(Raw records)
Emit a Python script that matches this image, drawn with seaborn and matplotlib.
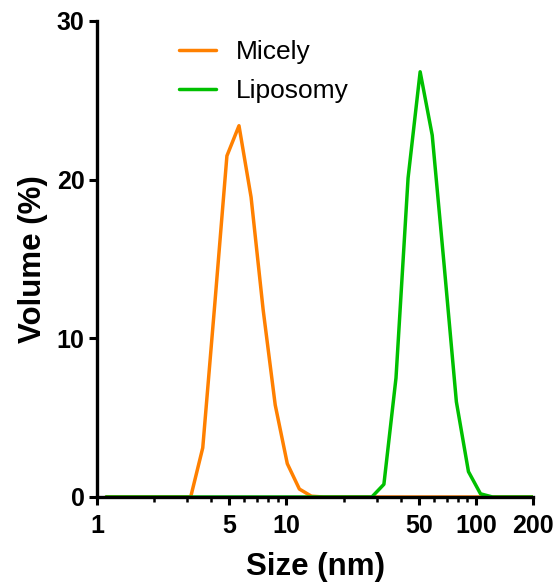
import numpy as np
import pandas as pd
import matplotlib
matplotlib.use("Agg")
import matplotlib.pyplot as plt
import matplotlib.ticker as mticker
import seaborn as sns

# Size bins (nm)
sizes = [1.117, 1.294, 1.499, 1.736, 2.01, 2.328, 2.696, 3.122, 3.615, 4.187,
         4.849, 5.615, 6.503, 7.531, 8.721, 10.1, 11.7, 13.54, 15.69, 18.17,
         21.04, 24.36, 28.21, 32.67, 37.84, 43.82, 50.75, 58.77, 68.06, 78.82,
         91.28, 105.7, 122.4, 141.8, 164.2, 190.1, 220.2]

micely = [0, 0, 0, 0, 0, 0, 0, 0, 3.1, 12.2,
          21.5, 23.4, 18.9, 11.8, 5.8, 2.1, 0.5, 0.05, 0, 0,
          0, 0, 0, 0, 0, 0, 0, 0, 0, 0,
          0, 0, 0, 0, 0, 0, 0]

liposomy = [0, 0, 0, 0, 0, 0, 0, 0, 0, 0,
            0, 0, 0, 0, 0, 0, 0, 0, 0, 0,
            0, 0, 0, 0.8, 7.5, 20.1, 26.8, 22.8, 14.5, 6.0,
            1.6, 0.2, 0, 0, 0, 0, 0]

series_names = ["Micely", "Liposomy"]
colors = ["#FF8000", "#00C000"]

x_major = [1, 5, 10, 50, 100, 200]
x_minor = [2, 3, 4, 6, 7, 8, 9, 20, 30, 40, 60, 70, 80, 90]
y_ticks = [0, 10, 20, 30]

df = pd.concat([
    pd.DataFrame({"Size": sizes, "Volume": micely, "Sample": series_names[0]}),
    pd.DataFrame({"Size": sizes, "Volume": liposomy, "Sample": series_names[1]}),
])

sns.set_style("ticks")
plt.rcParams["font.family"] = ["Liberation Sans", "DejaVu Sans"]
plt.rcParams["text.color"] = "black"
plt.rcParams["axes.labelcolor"] = "black"

fig = plt.figure(figsize=(5.59, 5.86), dpi=100)
ax = fig.add_axes([97 / 559, 89 / 586, 436 / 559, 476 / 586])

sns.lineplot(data=df, x="Size", y="Volume", hue="Sample",
             hue_order=series_names, palette=colors, linewidth=2.5,
             ax=ax, sort=False, estimator=None)

ax.set_xscale("log")
ax.set_xlim(1, 200)
ax.set_ylim(0, 30)

ax.xaxis.set_major_locator(mticker.FixedLocator(x_major))
ax.xaxis.set_minor_locator(mticker.FixedLocator(x_minor))
ax.xaxis.set_major_formatter(mticker.FixedFormatter([str(v) for v in x_major]))
ax.xaxis.set_minor_formatter(mticker.NullFormatter())
ax.set_yticks(y_ticks)
ax.yaxis.set_minor_locator(mticker.NullLocator())

for s in ["top", "right"]:
    ax.spines[s].set_visible(False)
for s in ["left", "bottom"]:
    ax.spines[s].set_linewidth(2.4)
    ax.spines[s].set_color("black")

ax.tick_params(axis="both", which="major", length=6, width=2.2,
               direction="out", colors="black", labelcolor="black",
               labelsize=18)
ax.tick_params(axis="x", which="major", pad=6.5)
ax.tick_params(axis="y", which="major", pad=3)
ax.tick_params(axis="x", which="minor", length=3.5, width=1.8,
               direction="out", colors="black")
for lab in ax.get_xticklabels() + ax.get_yticklabels():
    lab.set_fontweight("bold")

ax.set_xlabel("Size (nm)", fontsize=22.5, fontweight="bold", labelpad=10,
              color="black")
ax.set_ylabel("Volume (%)", fontsize=22.5, fontweight="bold", labelpad=6,
              color="black")

leg = ax.legend(frameon=False, loc="upper left",
                bbox_to_anchor=(179 / 559, 1 - 40 / 586),
                bbox_transform=fig.transFigure,
                fontsize=19, handlelength=1.4, handletextpad=0.75,
                labelspacing=0.58, borderpad=0, borderaxespad=0)
for line in leg.get_lines():
    line.set_linewidth(2.5)
for t in leg.get_texts():
    t.set_color("black")

fig.savefig("out.png", dpi=100)
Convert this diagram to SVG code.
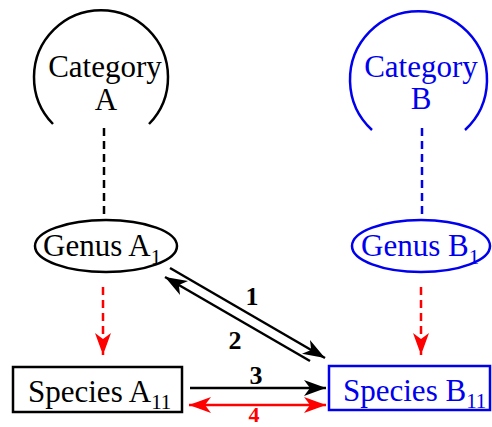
<svg xmlns="http://www.w3.org/2000/svg" width="492" height="427" viewBox="0 0 492 427">
  <defs>
    <style>
      .lbl { font-family: "Liberation Serif", "Times New Roman", serif; font-size: 31px; }
      .sub { font-size: 21px; }
      .num { font-family: "Liberation Serif", "Times New Roman", serif; font-size: 26px; font-weight: bold; }
      .blk { stroke: #000; fill: none; stroke-width: 2.5; }
      .blu { stroke: #0000ee; fill: none; stroke-width: 2.5; }
      .red { stroke: #ff0000; fill: none; stroke-width: 2.5; }
      .dash { stroke-dasharray: 8 5; }
    </style>
    <marker id="headK" markerUnits="userSpaceOnUse" markerWidth="24" markerHeight="18" refX="22" refY="8" orient="auto-start-reverse">
      <path d="M0,0 L22,8 L0,16 L6,8 z" fill="#000"/>
    </marker>
    <marker id="headR" markerUnits="userSpaceOnUse" markerWidth="24" markerHeight="18" refX="22" refY="8" orient="auto-start-reverse">
      <path d="M0,0 L22,8 L0,16 L6,8 z" fill="#ff0000"/>
    </marker>
  </defs>

  <!-- category A -->
  <g id="categoryA">
    <path class="blk" d="M53,124 A67,67 0 1 1 149,124"/>
    <text class="lbl" x="105" y="77" text-anchor="middle">Category</text>
    <text class="lbl" x="106" y="110" text-anchor="middle">A</text>
  </g>

  <!-- category B -->
  <g id="categoryB">
    <path class="blu" d="M372,130 A68.5,68.5 0 1 1 465,130"/>
    <text class="lbl" x="421" y="77" text-anchor="middle" fill="#0000ee">Category</text>
    <text class="lbl" x="421" y="109" text-anchor="middle" fill="#0000ee">B</text>
  </g>

  <!-- genus A1 -->
  <g id="genusA1">
    <ellipse class="blk" cx="106" cy="246" rx="71" ry="26"/>
    <text class="lbl" x="43" y="256">Genus A<tspan class="sub" dy="8">1</tspan></text>
  </g>

  <!-- genus B1 -->
  <g id="genusB1">
    <ellipse class="blu" cx="421" cy="246" rx="69" ry="26"/>
    <text class="lbl" x="361" y="256" fill="#0000ee">Genus B<tspan class="sub" dy="8">1</tspan></text>
  </g>

  <!-- species A11 -->
  <g id="speciesA11">
    <rect class="blk" x="13" y="367" width="169" height="45"/>
    <text class="lbl" x="28" y="402">Species A<tspan class="sub" dy="7">11</tspan></text>
  </g>

  <!-- species B11 -->
  <g id="speciesB11">
    <rect class="blu" x="329" y="366" width="161" height="44"/>
    <text class="lbl" x="343" y="401" fill="#0000ee">Species B<tspan class="sub" dy="7">11</tspan></text>
  </g>

  <!-- connectors -->
  <g id="connectors">
    <line class="blk dash" x1="104" y1="128" x2="104" y2="218"/>
    <line class="blu dash" x1="422" y1="128" x2="422" y2="218"/>
    <line class="red dash" x1="103" y1="287" x2="103" y2="355" marker-end="url(#headR)"/>
    <line class="red dash" x1="421" y1="287" x2="421" y2="355" marker-end="url(#headR)"/>
    <line class="blk" x1="170" y1="268" x2="325" y2="358" marker-end="url(#headK)"/>
    <line class="blk" x1="310" y1="361" x2="165" y2="277" marker-end="url(#headK)"/>
    <line class="blk" x1="190" y1="388" x2="326" y2="388" marker-end="url(#headK)"/>
    <line class="red" x1="189" y1="405" x2="326" y2="405" marker-start="url(#headR)" marker-end="url(#headR)"/>
    <text class="num" x="252" y="305" text-anchor="middle">1</text>
    <text class="num" x="235" y="349" text-anchor="middle">2</text>
    <text class="num" x="256" y="384" text-anchor="middle">3</text>
    <text class="num" x="254" y="422" text-anchor="middle" fill="#ff0000" style="font-size:22px">4</text>
  </g>
</svg>
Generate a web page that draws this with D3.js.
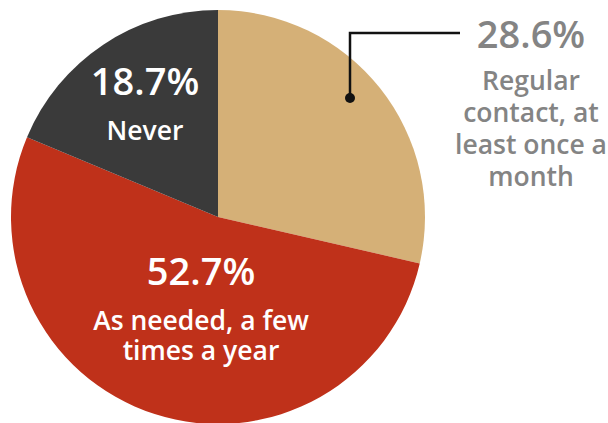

- **Set task**: Each line holding the word "with" counts once; report the total and nothing else.

- **Worked answer**: 2